- _Stated task_
Everything from the line with "Generate a LaTeX" through the line with "minimum width=79pt, minimum", inclusive, should be repeated exactly, except the pictures.

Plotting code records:
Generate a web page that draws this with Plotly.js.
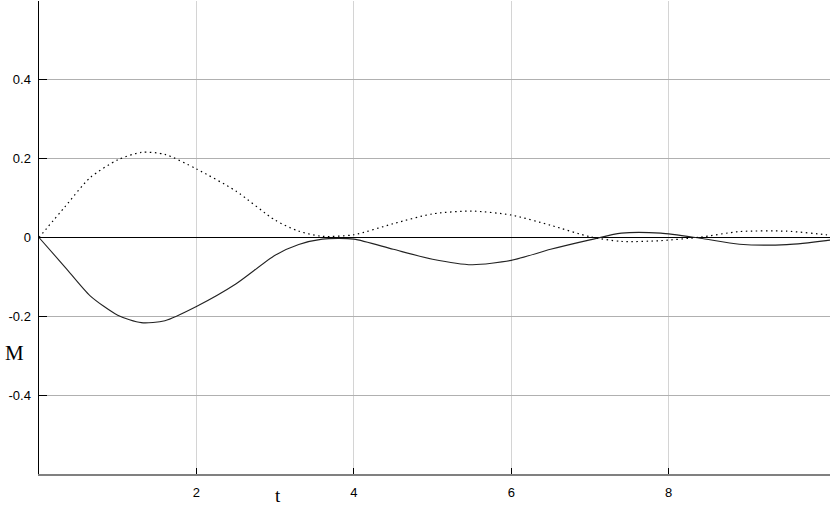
<!DOCTYPE html>
<html>
<head>
<meta charset="utf-8">
<script src="https://cdn.plot.ly/plotly-3.0.1.min.js"></script>
<style>
  body { margin: 0; background: #fff; }
  #chart { width: 830px; height: 507px; }
</style>
</head>
<body>
<div id="chart"></div>
<script>
// sample times and the two response curves
const t = [0, 0.33, 0.65, 1.0, 1.3, 1.6, 2.0, 2.5, 3.0, 3.3, 3.6, 4.0, 4.5, 5.0,
           5.5, 6.0, 6.5, 7.0, 7.4, 7.9, 8.4, 8.9, 9.5, 10.0, 10.1];
const mSolid = [0, -0.075, -0.148, -0.197, -0.216, -0.211, -0.175, -0.118, -0.045,
                -0.018, -0.004, -0.004, -0.030, -0.055, -0.069, -0.058, -0.030,
                -0.006, 0.011, 0.011, -0.002, -0.017, -0.018, -0.008, -0.005];
const mDotted = [0, 0.078, 0.152, 0.197, 0.216, 0.211, 0.174, 0.118, 0.044,
                 0.016, 0.003, 0.007, 0.035, 0.060, 0.067, 0.057, 0.031,
                 0.002, -0.010, -0.008, 0.001, 0.015, 0.016, 0.007, 0.004];

const xTicks = [2, 4, 6, 8];
const yTicks = [0.4, 0.2, 0, -0.2, -0.4];
const yTickText = ['0.4', '0.2', '0', '-0.2', '-0.4'];

const data = [
    {
        x: t, y: mSolid, type: 'scatter', mode: 'lines',
        line: {color: '#222', width: 1.1, shape: 'spline', smoothing: 0.7},
    },
    {
        x: t, y: mDotted, type: 'scatter', mode: 'lines',
        line: {color: '#000', width: 1.2, dash: '1.5px,3.5px', shape: 'spline', smoothing: 0.7},
    },
];

const layout = {
    width: 830,
    height: 507,
    margin: {l: 39, r: 0, t: 1, b: 33},
    paper_bgcolor: '#fff',
    plot_bgcolor: '#fff',
    showlegend: false,
    font: {family: 'Liberation Sans, Arial, sans-serif', size: 13, color: '#000'},
    xaxis: {
        range: [0, 10.05],
        tickvals: xTicks,
        ticks: 'inside', ticklen: 6, tickcolor: '#000', tickwidth: 1,
        ticklabelstandoff: 5,
        showgrid: true, gridcolor: '#d4d4d4', gridwidth: 1,
        zeroline: false,
        showline: true, linecolor: '#808080', linewidth: 2,
    },
    yaxis: {
        range: [-0.6, 0.6],
        tickvals: yTicks, ticktext: yTickText,
        ticks: 'inside', ticklen: 8, tickcolor: '#000', tickwidth: 1,
        ticklabelstandoff: 4,
        showgrid: true, gridcolor: '#b0b0b0', gridwidth: 1,
        zeroline: true, zerolinecolor: '#000', zerolinewidth: 1.5,
        showline: true, linecolor: '#000', linewidth: 1.5,
    },
    annotations: [
        {
            text: 'M', xref: 'paper', yref: 'paper', x: -0.031, y: 0.255,
            showarrow: false, xanchor: 'center', yanchor: 'middle',
            font: {family: 'Liberation Serif, serif', size: 21, color: '#000'},
        },
        {
            text: 't', xref: 'paper', yref: 'paper', x: 0.302, y: -0.045,
            showarrow: false, xanchor: 'center', yanchor: 'middle',
            font: {family: 'Liberation Serif, serif', size: 19, color: '#000'},
        },
    ],
};

Plotly.newPlot('chart', data, layout, {staticPlot: true});
</script>
</body>
</html>
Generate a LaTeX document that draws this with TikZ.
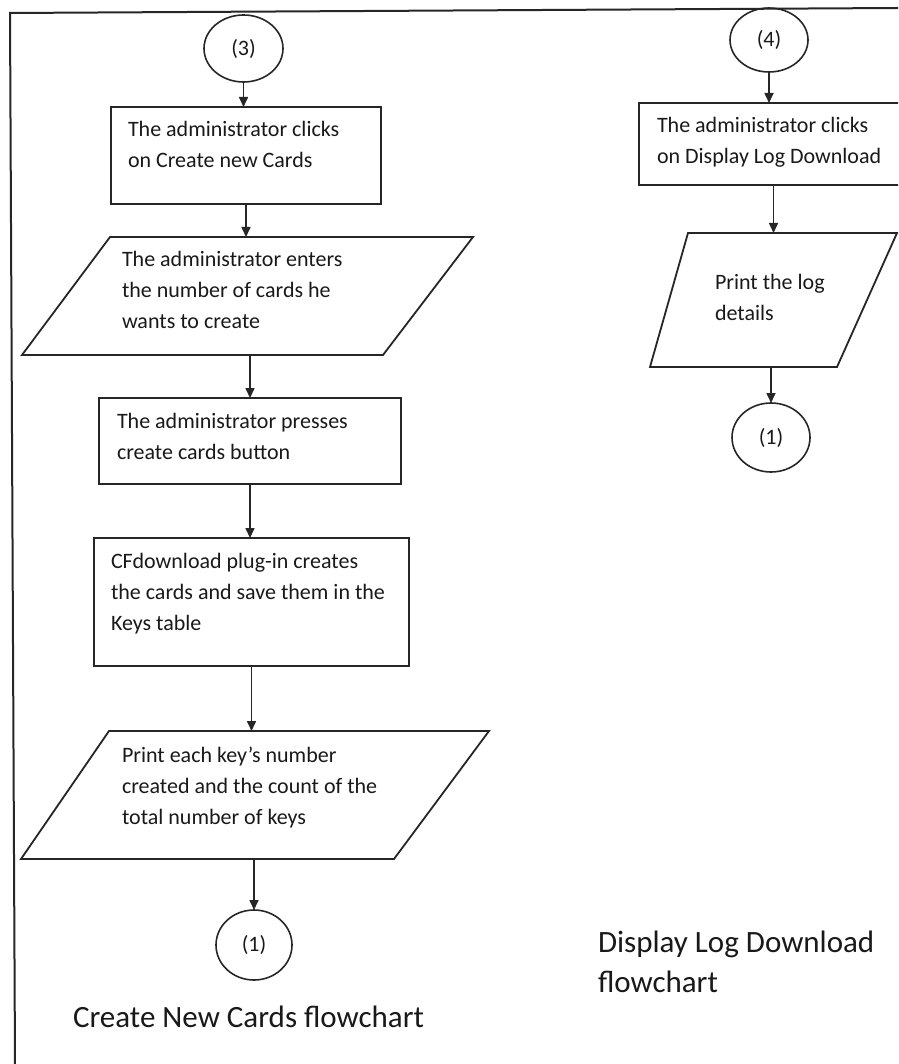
\documentclass[tikz,border=0pt]{standalone}
\usepackage{fontspec}
\setmainfont{Carlito}
\usetikzlibrary{shapes.geometric,arrows.meta}
\begin{document}
\begin{tikzpicture}[x=1pt,y=-1pt,
  every node/.style={inner sep=0pt, outer sep=0pt},
  ink/.style={draw=black!85},
  frame/.style={ink, line width=2pt},
  stepbox/.style={ink, line width=1.8pt, rectangle},
  iobox/.style={rectangle},
  ioline/.style={ink, line width=1.8pt, line join=miter},
  conn/.style={ellipse, ink, line width=1.6pt, font=\fontsize{22}{24}\selectfont, text=black!90},
  txt/.style={anchor=base west, align=flush left, text width=#1, font=\fontsize{22}{31}\selectfont, text=black!90},
  txt/.default=380pt,
  arr/.style={ink, line width=1.6pt, -{Triangle[length=10pt,width=9pt]}},
  title/.style={font=\fontsize{31}{40}\selectfont, text=black!90}
]
\clip (0,0) rectangle (898,1064);
\useasboundingbox (0,0) rectangle (898,1064);

% page frame (top and left edges)
\draw[frame] (898,8) -- (10,13) -- (15,1064);

% ---------- Create New Cards ----------
\node[conn, minimum width=79pt, minimum height=67pt] (c3) at (243.5,48.5) {(3)};

\node[stepbox, minimum width=270pt, minimum height=97pt] (b1) at (246,155.5) {};
\node[txt] (t1) at (128,137) {The administrator clicks\\on Create new Cards};

\node[iobox, minimum width=451pt, minimum height=118pt] (p1) at (247.5,296) {};
\draw[ioline] ([xshift=88pt]p1.north west) -- (p1.north east)
  -- ([xshift=-90pt]p1.south east) -- (p1.south west) -- cycle;
\node[txt] (t2) at (122,267) {The administrator enters\\the number of cards he\\wants to create};

\node[stepbox, minimum width=302pt, minimum height=86pt] (b2) at (250,441) {};
\node[txt] (t3) at (117,428) {The administrator presses\\create cards button};

\node[stepbox, minimum width=315pt, minimum height=128pt] (b3) at (251.5,602) {};
\node[txt] (t4) at (111,568) {CFdownload plug-in creates\\the cards and save them in the\\Keys table};

\node[iobox, minimum width=468pt, minimum height=128pt] (p2) at (255,795) {};
\draw[ioline] ([xshift=88pt]p2.north west) -- (p2.north east)
  -- ([xshift=-95pt]p2.south east) -- (p2.south west) -- cycle;
\node[txt] (t5) at (122,762) {Print each key’s number\\created and the count of the\\total number of keys};

\node[conn, minimum width=76pt, minimum height=70pt] (c1a) at (254,945) {(1)};

\node[title, anchor=base] (h1) at (248.5,1027) {Create New Cards flowchart};

\draw[arr] (c3.south) -- (c3.south |- b1.north);
\draw[arr] (b1.south) -- (b1.south |- p1.north);
\draw[arr] (b2.north |- p1.south) -- (b2.north);
\draw[arr] (b2.south) -- (b2.south |- b3.north);
\draw[arr] (b3.south) -- (b3.south |- p2.north);
\draw[arr] (c1a.north |- p2.south) -- (c1a.north);

% ---------- Display Log Download ----------
\node[conn, minimum width=78pt, minimum height=64pt] (c4) at (769,40) {(4)};

\node[stepbox, minimum width=273pt, minimum height=82pt] (b4) at (775.5,144) {};
\node[txt] (t6) at (657,133) {The administrator clicks\\on Display Log Download};

\node[iobox, minimum width=247pt, minimum height=134pt] (p3) at (773.5,300) {};
\draw[ioline] ([xshift=38pt]p3.north west) -- (p3.north east)
  -- ([xshift=-60pt]p3.south east) -- (p3.south west) -- cycle;
\node[txt=160pt] (t7) at (715,290) {Print the log\\details};

\node[conn, minimum width=78pt, minimum height=69pt] (c1b) at (771,437.5) {(1)};

\node[title, anchor=base west, align=flush left, text width=290pt] (h2) at (598,952) {Display Log Download\\flowchart};

\draw[arr] (c4.south) -- (c4.south |- b4.north);
\draw[arr] (p3.north |- b4.south) -- (p3.north);
\draw[arr] (c1b.north |- p3.south) -- (c1b.north);
\end{tikzpicture}
\end{document}
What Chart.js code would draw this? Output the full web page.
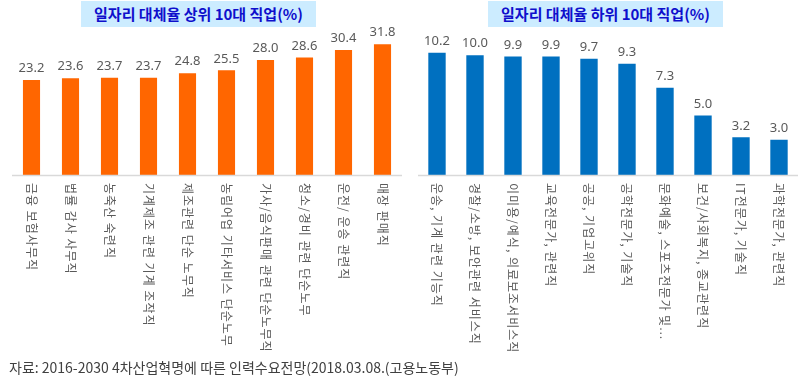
<!DOCTYPE html>
<html>
<head>
<meta charset="utf-8">
<script src="https://cdn.jsdelivr.net/npm/chart.js@4"></script>
<style>
  body { margin: 0; width: 800px; height: 388px; background: #fff; position: relative; overflow: hidden;
         font-family: "Noto Sans CJK KR", "Noto Sans", sans-serif; }
  .box { position: absolute; top: 1px; height: 26px; line-height: 26px; background: #CCECFF;
         color: #0F0FCC; font-weight: bold; font-size: 15px; text-align: center; }
  #wrap1 { position: absolute; left: 0; top: 0; width: 405px; height: 388px; }
  #wrap2 { position: absolute; left: 405px; top: 0; width: 395px; height: 388px; }
  #src { position: absolute; left: 9px; top: 357px; font-size: 14px; color: #404040; }
</style>
</head>
<body>
<div id="wrap1"><canvas id="chart1"></canvas></div>
<div id="wrap2"><canvas id="chart2"></canvas></div>
<div class="box" style="left:81px;width:235px">일자리 대체율 상위 10대 직업(%)</div>
<div class="box" style="left:488px;width:235px">일자리 대체율 하위 10대 직업(%)</div>
<div id="src">자료: 2016-2030 4차산업혁명에 따른 인력수요전망(2018.03.08.(고용노동부)</div>
<script>
// 상위 10대 직업
const topJobs = ['금융 보험사무직', '법률 감사 사무직', '농축산 숙련직', '기계제조 관련 기계 조작직', '제조관련 단순 노무직',
    '농림어업 기타서비스 단순노무', '가사/음식판매 관련 단순노무직', '청소/경비 관련 단순노무', '운전/ 운송 관련직', '매장 판매직']
const topRates = [23.2, 23.6, 23.7, 23.7, 24.8, 25.5, 28.0, 28.6, 30.4, 31.8]

// 하위 10대 직업
const lowJobs = ['운송, 기계 관련 기능직', '경찰/소방, 보안관련 서비스직', '이미용/예식, 의료보조서비스직', '교육전문가, 관련직',
    '공공, 기업고위직', '공학전문가, 기술직', '문화예술, 스포츠전문가 및...', '보건/사회복지, 종교관련직', 'IT전문가, 기술직', '과학전문가, 관련직']
const lowRates = [10.2, 10.0, 9.9, 9.9, 9.7, 9.3, 7.3, 5.0, 3.2, 3.0]

// 값 라벨 + 세로(시계방향) 카테고리 라벨 + 바닥선
const labelPlugin = {
    id: 'labels',
    afterDatasetsDraw(chart) {
        const ctx = chart.ctx
        const area = chart.chartArea
        const xs = chart.scales.x
        ctx.save()
        ctx.strokeStyle = '#D9D9D9'
        ctx.lineWidth = 1.5
        ctx.beginPath()
        ctx.moveTo(area.left, area.bottom + 0.5)
        ctx.lineTo(area.right, area.bottom + 0.5)
        ctx.stroke()

        const meta = chart.getDatasetMeta(0)
        ctx.fillStyle = '#595959'
        ctx.font = '13px "Noto Sans", sans-serif'
        ctx.textAlign = 'center'
        ctx.textBaseline = 'bottom'
        meta.data.forEach((bar, i) => {
            ctx.fillText(chart.data.datasets[0].data[i].toFixed(1), bar.x, bar.y - 4)
        })

        ctx.font = '12px "Noto Sans CJK KR", sans-serif'
        ctx.letterSpacing = '1px'
        ctx.textAlign = 'left'
        ctx.textBaseline = 'middle'
        chart.data.labels.forEach((lab, i) => {
            ctx.save()
            ctx.translate(xs.getPixelForValue(i), area.bottom + 8)
            ctx.rotate(Math.PI / 2)
            ctx.fillText(lab, 0, 0)
            ctx.restore()
        })
        ctx.restore()
    }
}

function makeChart(id, labels, values, color, maxY, barPct, padL, padR) {
    return new Chart(document.getElementById(id), {
        type: 'bar',
        data: {
            labels: labels,
            datasets: [{
                data: values,
                backgroundColor: color,
                borderColor: 'rgba(255,255,255,0.35)',
                borderWidth: 1,
                categoryPercentage: 1,
                barPercentage: barPct
            }]
        },
        options: {
            responsive: true,
            maintainAspectRatio: false,
            animation: false,
            layout: { padding: { top: 30, bottom: 213, left: padL, right: padR } },
            plugins: { legend: { display: false }, tooltip: { enabled: false } },
            scales: {
                x: { display: false },
                y: { display: false, min: 0, max: maxY }
            }
        },
        plugins: [labelPlugin]
    })
}

makeChart('chart1', topJobs, topRates, '#FF6600', 35, 0.49, 12, 3)
makeChart('chart2', lowJobs, lowRates, '#0070C0', 12, 0.51, 13, 2)
</script>
</body>
</html>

- _Exercise solution_
Generate a LaTeX document that draws this with TikZ.
\documentclass[tikz,border=0pt]{standalone}
\usepackage{fontspec}
\setmainfont{Carlito}
\usetikzlibrary{shapes.geometric,arrows.meta}
\begin{document}
\begin{tikzpicture}[x=1pt,y=-1pt,
  every node/.style={inner sep=0pt, outer sep=0pt},
  ink/.style={draw=black!85},
  frame/.style={ink, line width=2pt},
  stepbox/.style={ink, line width=1.8pt, rectangle},
  iobox/.style={rectangle},
  ioline/.style={ink, line width=1.8pt, line join=miter},
  conn/.style={ellipse, ink, line width=1.6pt, font=\fontsize{22}{24}\selectfont, text=black!90},
  txt/.style={anchor=base west, align=flush left, text width=#1, font=\fontsize{22}{31}\selectfont, text=black!90},
  txt/.default=380pt,
  arr/.style={ink, line width=1.6pt, -{Triangle[length=10pt,width=9pt]}},
  title/.style={font=\fontsize{31}{40}\selectfont, text=black!90}
]
\clip (0,0) rectangle (898,1064);
\useasboundingbox (0,0) rectangle (898,1064);

% page frame (top and left edges)
\draw[frame] (898,8) -- (10,13) -- (15,1064);

% ---------- Create New Cards ----------
\node[conn, minimum width=79pt, minimum height=67pt] (c3) at (243.5,48.5) {(3)};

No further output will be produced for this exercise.